╭─ Supplied material
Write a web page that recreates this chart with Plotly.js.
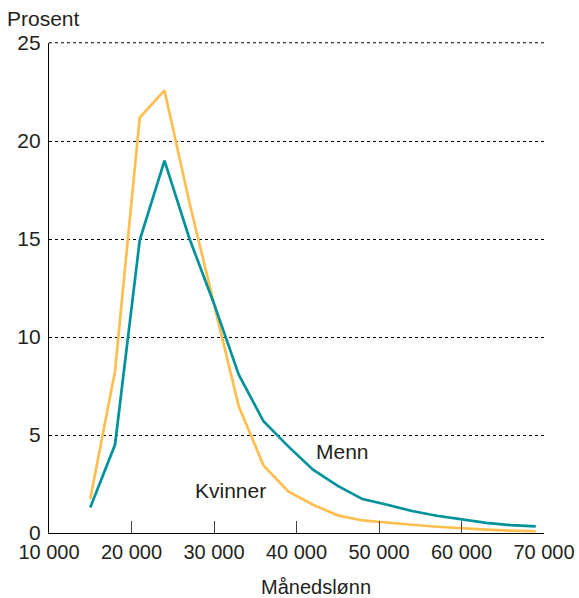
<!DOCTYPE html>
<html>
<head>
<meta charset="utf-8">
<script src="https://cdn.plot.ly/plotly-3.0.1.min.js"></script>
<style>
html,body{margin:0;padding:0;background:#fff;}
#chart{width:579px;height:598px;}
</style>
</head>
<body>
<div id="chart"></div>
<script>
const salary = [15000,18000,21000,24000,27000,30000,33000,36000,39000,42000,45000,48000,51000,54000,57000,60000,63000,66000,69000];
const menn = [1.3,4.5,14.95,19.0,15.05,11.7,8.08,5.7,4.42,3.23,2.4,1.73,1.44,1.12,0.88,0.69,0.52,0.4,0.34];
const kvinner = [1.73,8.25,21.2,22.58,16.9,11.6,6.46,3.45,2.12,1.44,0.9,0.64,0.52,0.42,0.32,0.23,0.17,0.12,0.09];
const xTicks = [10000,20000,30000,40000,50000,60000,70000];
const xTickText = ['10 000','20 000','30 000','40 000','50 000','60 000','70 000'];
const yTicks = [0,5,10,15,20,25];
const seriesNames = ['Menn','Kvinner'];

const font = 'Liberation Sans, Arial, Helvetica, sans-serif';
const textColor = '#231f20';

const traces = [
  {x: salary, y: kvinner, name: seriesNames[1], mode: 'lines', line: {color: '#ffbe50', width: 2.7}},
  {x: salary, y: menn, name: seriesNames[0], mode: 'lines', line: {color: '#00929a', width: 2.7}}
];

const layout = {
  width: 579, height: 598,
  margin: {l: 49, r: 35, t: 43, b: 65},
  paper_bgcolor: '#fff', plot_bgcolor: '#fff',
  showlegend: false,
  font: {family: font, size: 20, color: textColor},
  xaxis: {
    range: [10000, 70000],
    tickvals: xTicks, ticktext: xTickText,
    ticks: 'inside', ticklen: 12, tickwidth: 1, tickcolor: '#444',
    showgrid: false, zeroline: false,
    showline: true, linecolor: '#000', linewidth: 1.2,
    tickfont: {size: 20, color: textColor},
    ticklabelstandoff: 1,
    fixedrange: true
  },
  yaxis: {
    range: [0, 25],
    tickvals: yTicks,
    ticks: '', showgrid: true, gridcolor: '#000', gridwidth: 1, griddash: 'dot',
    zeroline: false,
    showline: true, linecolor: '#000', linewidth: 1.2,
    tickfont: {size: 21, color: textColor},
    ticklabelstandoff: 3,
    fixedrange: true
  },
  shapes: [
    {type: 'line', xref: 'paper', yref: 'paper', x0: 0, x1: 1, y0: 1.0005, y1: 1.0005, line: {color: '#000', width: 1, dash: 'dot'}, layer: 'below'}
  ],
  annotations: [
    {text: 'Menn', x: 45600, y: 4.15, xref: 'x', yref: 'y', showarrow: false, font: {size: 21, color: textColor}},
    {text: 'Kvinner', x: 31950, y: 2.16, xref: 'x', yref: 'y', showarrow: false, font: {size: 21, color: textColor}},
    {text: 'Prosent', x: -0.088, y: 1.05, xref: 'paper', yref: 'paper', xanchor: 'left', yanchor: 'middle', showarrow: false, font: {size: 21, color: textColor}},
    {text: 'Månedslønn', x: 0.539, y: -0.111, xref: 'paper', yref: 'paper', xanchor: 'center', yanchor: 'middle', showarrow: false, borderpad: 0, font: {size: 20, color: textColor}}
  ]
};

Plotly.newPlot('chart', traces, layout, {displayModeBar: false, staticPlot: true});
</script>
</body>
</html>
╰─
Each line of the data should be quoted exactly, with pictures left out.

- _Full solution_:
Write a web page that recreates this chart with Plotly.js.
<!DOCTYPE html>
<html>
<head>
<meta charset="utf-8">
<script src="https://cdn.plot.ly/plotly-3.0.1.min.js"></script>
<style>
html,body{margin:0;padding:0;background:#fff;}
#chart{width:579px;height:598px;}
</style>
</head>
<body>
<div id="chart"></div>
<script>
const salary = [15000,18000,21000,24000,27000,30000,33000,36000,39000,42000,45000,48000,51000,54000,57000,60000,63000,66000,69000];
const menn = [1.3,4.5,14.95,19.0,15.05,11.7,8.08,5.7,4.42,3.23,2.4,1.73,1.44,1.12,0.88,0.69,0.52,0.4,0.34];
const kvinner = [1.73,8.25,21.2,22.58,16.9,11.6,6.46,3.45,2.12,1.44,0.9,0.64,0.52,0.42,0.32,0.23,0.17,0.12,0.09];
const xTicks = [10000,20000,30000,40000,50000,60000,70000];
const xTickText = ['10 000','20 000','30 000','40 000','50 000','60 000','70 000'];
const yTicks = [0,5,10,15,20,25];
const seriesNames = ['Menn','Kvinner'];

const font = 'Liberation Sans, Arial, Helvetica, sans-serif';
const textColor = '#231f20';

const traces = [
  {x: salary, y: kvinner, name: seriesNames[1], mode: 'lines', line: {color: '#ffbe50', width: 2.7}},
  {x: salary, y: menn, name: seriesNames[0], mode: 'lines', line: {color: '#00929a', width: 2.7}}
];

const layout = {
  width: 579, height: 598,
  margin: {l: 49, r: 35, t: 43, b: 65},
  paper_bgcolor: '#fff', plot_bgcolor: '#fff',
  showlegend: false,
  font: {family: font, size: 20, color: textColor},
  xaxis: {
    range: [10000, 70000],
    tickvals: xTicks, ticktext: xTickText,
    ticks: 'inside', ticklen: 12, tickwidth: 1, tickcolor: '#444',
    showgrid: false, zeroline: false,
    showline: true, linecolor: '#000', linewidth: 1.2,
    tickfont: {size: 20, color: textColor},
    ticklabelstandoff: 1,
    fixedrange: true
  },
  yaxis: {
    range: [0, 25],
    tickvals: yTicks,
    ticks: '', showgrid: true, gridcolor: '#000', gridwidth: 1, griddash: 'dot',
    zeroline: false,
    showline: true, linecolor: '#000', linewidth: 1.2,
    tickfont: {size: 21, color: textColor},
    ticklabelstandoff: 3,
    fixedrange: true
  },
  shapes: [
    {type: 'line', xref: 'paper', yref: 'paper', x0: 0, x1: 1, y0: 1.0005, y1: 1.0005, line: {color: '#000', width: 1, dash: 'dot'}, layer: 'below'}
  ],
  annotations: [
    {text: 'Menn', x: 45600, y: 4.15, xref: 'x', yref: 'y', showarrow: false, font: {size: 21, color: textColor}},
    {text: 'Kvinner', x: 31950, y: 2.16, xref: 'x', yref: 'y', showarrow: false, font: {size: 21, color: textColor}},
    {text: 'Prosent', x: -0.088, y: 1.05, xref: 'paper', yref: 'paper', xanchor: 'left', yanchor: 'middle', showarrow: false, font: {size: 21, color: textColor}},
    {text: 'Månedslønn', x: 0.539, y: -0.111, xref: 'paper', yref: 'paper', xanchor: 'center', yanchor: 'middle', showarrow: false, borderpad: 0, font: {size: 20, color: textColor}}
  ]
};

Plotly.newPlot('chart', traces, layout, {displayModeBar: false, staticPlot: true});
</script>
</body>
</html>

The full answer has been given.